Robert Rae et Ken Loach, un même message, une même urgence
Cette reconstitution historique met inévitablement en exergue le sacrifice et la lutte de la grève générale, mais aussi la portée de la solidarité des mineurs. L’exemple le plus frappant est celui d’un ouvrier gravement blessé au dos. Face au refus des patrons d’accepter leur responsabilité, les autres travailleurs décident de le soutenir. Ils s’occupent de sa famille, jusqu’à ce qu’il puisse retourner au travail. Robert Rae construit des liens puissants entre ces événements du passé et la crise économique actuelle. Cela rejoint le message de Ken Loach dans The Spirit of 1945. Ces réalisateurs contemporains nous adressent un message subtilement révolutionnaire.
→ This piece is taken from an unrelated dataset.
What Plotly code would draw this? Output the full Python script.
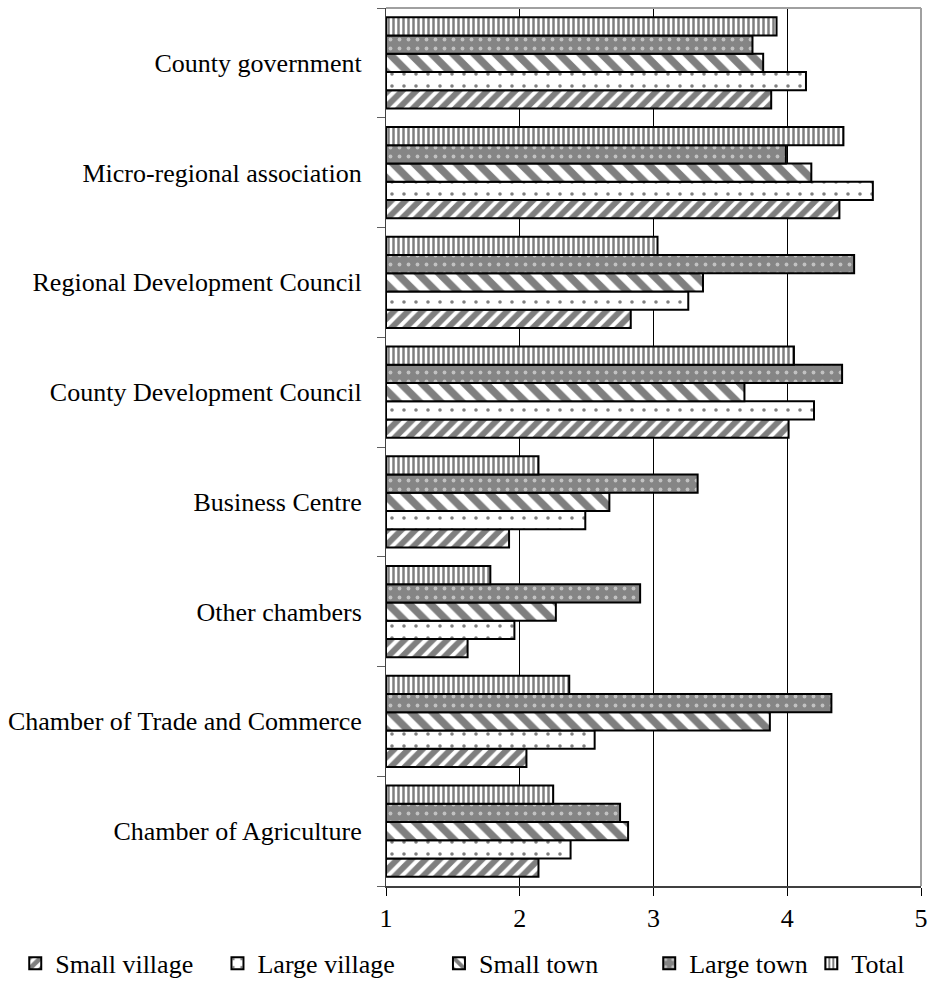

Les gens ont oublié qu'ils peuvent se soutenir mutuellement. J'espère que ce film rappellera que la situation actuelle n'a rien de nouveau
Pour Rae, comme pour Loach, « c’est bien la lutte acharnée » du peuple « et la formidable solidarité des Britanniques qui ont ouvert la voie à l’État-Providence de 1945. Mais aujourd’hui on nous arrache ces droits, petit à petit. Tout comme on a puni les citoyens lambdas pour avoir provoqué une crise financière dont ils n’étaient nullement les instigateurs ». « Les gens ont oublié qu’ils peuvent se soutenir mutuellement. J’espère que ce film rappellera que la situation actuelle n’a rien de nouveau ». La question qui se pose (Robert Rae) : « Aurons-nous le courage de nous lever et combattre à l’instar de nos ancêtres ? Sinon, quel héritage laissons-nous à nos enfants ? Il est temps pour chacun de nous, de retrouver sa voix ».